Полулегендарным основателем династии витбоев был Кидо (Купидо) Витбой, поведший свой народ через Гарьеп в Намаленд. Наследником Кидо стал его сын Мозес. Мозеса убили в 1886 году, а его место каптейна (вождя, военного предводителя) витбоев узурпировали. Узурпатора вызвал на бой и убил Хендрик Витбой, внук Кидо, и так занял пост каптейна.
Родившийся в 1830 году Хендрик Витбой (или, по названию нама / кхобесин) был по понятиям того времени и своего народа хорошо образован.

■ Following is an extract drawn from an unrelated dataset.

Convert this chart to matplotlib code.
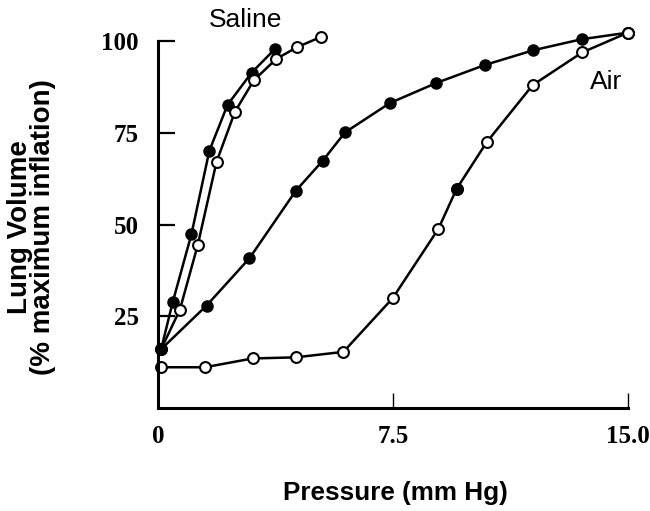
import matplotlib
matplotlib.use("Agg")
import matplotlib.pyplot as plt

# Saline-filled lung: inflation (filled) and deflation (open)
saline_infl_p = [0.1, 0.47, 1.07, 1.64, 2.22, 2.99, 3.73]
saline_infl_v = [16.0, 28.8, 47.4, 70.1, 82.6, 91.4, 97.8]
saline_defl_p = [0.1, 0.70, 1.27, 1.87, 2.46, 3.06, 3.77, 4.43, 5.22]
saline_defl_v = [16.0, 26.8, 44.4, 67.1, 80.8, 89.3, 95.1, 98.3, 101.2]

# Air-filled lung: inflation (filled) and deflation (open)
air_infl_p = [0.1, 1.55, 2.92, 4.40, 5.26, 5.97, 7.40, 8.89, 10.44, 11.98, 13.52, 15.0]
air_infl_v = [16.0, 27.9, 40.8, 59.2, 67.4, 75.1, 83.1, 88.6, 93.5, 97.5, 100.5, 102.3]
air_defl_p = [0.1, 1.50, 3.02, 4.40, 5.92, 7.49, 8.95, 9.53, 10.49, 11.96, 13.54, 15.0]
air_defl_v = [11.1, 11.1, 13.5, 13.8, 15.3, 29.9, 48.8, 59.7, 72.4, 88.0, 96.9, 102.3]

xticks = [0, 7.5, 15.0]
xticklabels = ["0", "7.5", "15.0"]
yticks = [25, 50, 75, 100]

fig = plt.figure(figsize=(6.5, 5.11), dpi=100)
ax = fig.add_axes([0.243, 0.2016, 0.723, 0.718])

line_kw = dict(color="black", lw=1.8, clip_on=False, zorder=2)
filled = dict(marker="o", ms=7.8, mfc="black", mec="black", mew=1.2)
hollow = dict(marker="o", ms=7.8, mfc="white", mec="black", mew=1.5)

ax.plot(saline_infl_p, saline_infl_v, **line_kw, **filled)
ax.plot(saline_defl_p, saline_defl_v, **line_kw, **hollow)
ax.plot(air_infl_p, air_infl_v, **line_kw, **filled)
ax.plot(air_defl_p, air_defl_v, **line_kw, **hollow)
# shared end point drawn open on top, smudged point on the deflation limb drawn solid
ax.plot([air_defl_p[-1]], [air_defl_v[-1]], ls="none", clip_on=False, zorder=3, **hollow)
ax.plot([air_defl_p[7]], [air_defl_v[7]], ls="none", clip_on=False, zorder=3, **filled)

ax.set_xlim(0, 15.0)
ax.set_ylim(0, 100)
for s in ["top", "right"]:
    ax.spines[s].set_visible(False)
for s in ["left", "bottom"]:
    ax.spines[s].set_linewidth(2.2)

ax.set_xticks(xticks)
ax.set_xticklabels(xticklabels)
ax.set_yticks(yticks)
ax.tick_params(axis="y", direction="in", length=12, width=1.6, pad=14)
ax.tick_params(axis="x", direction="in", length=11, width=1.0, pad=12)
for lab in ax.get_xticklabels() + ax.get_yticklabels():
    lab.set_fontfamily("Liberation Serif")
    lab.set_fontweight("bold")
    lab.set_fontsize(18)

fig.text(0.608, 0.035, "Pressure (mm Hg)", ha="center", va="center",
         fontfamily="Liberation Sans", fontweight="bold", fontsize=18.8)
fig.text(0.048, 0.556, "Lung Volume\n(% maximum inflation)", rotation=90,
         ha="center", va="center", fontfamily="Liberation Sans",
         fontweight="bold", fontsize=20, linespacing=0.85)

ax.text(2.81, 103.8, "Saline", fontfamily="Liberation Sans", fontsize=19,
        ha="center", va="baseline")
ax.text(14.3, 88.8, "Air", fontfamily="Liberation Sans", fontsize=19,
        ha="center", va="center")

fig.savefig("out.png", dpi=100)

Умел читать и писать по-голландски, располагал совсем не поверхностным знанием истории, а также владел ремеслами – плотницким делом, например; с миссионером Йоханнесом Ольппом изучал Библию. Тогда как другие туземные вожди зачастую устанавливали связи с церковью корысти ради (миссии обеспечивали вход в колониальную систему торговли и в целом в систему Западного знания), Витбой относился к Библии серьезно и, на манер Моисея, ощущал себя визионером-вожаком своего народа. Его литературный стиль показывает, как повлияло на Витбоя чтение Библии.
Витбоев «Dagboek» («Дневник») представляет собой массивную тетрадь в кожаной обложке, приобретенную у кейптаунского колониального торговца. Около ста восьмидесяти девяти страниц испещрены рукописным почерком самого Витбоя, а также различных писцов и секретарей. Текст, состоящий преимущественно из копий переписки, связанной с делами витбоев, – на капском голландском, некоторые слова – в фонетической записи. Витбой явно считал дневник летописью своего правления. Этот уникальный документ захватили как трофей во время германского рейда 1893 года, и он добрался до капских архивов. Расшифровку дневника опубликовали в Кейптауне в 1929 году[295]. Никаких свидетельств, что Витбой продолжал вести дневник после 1893 года, нет.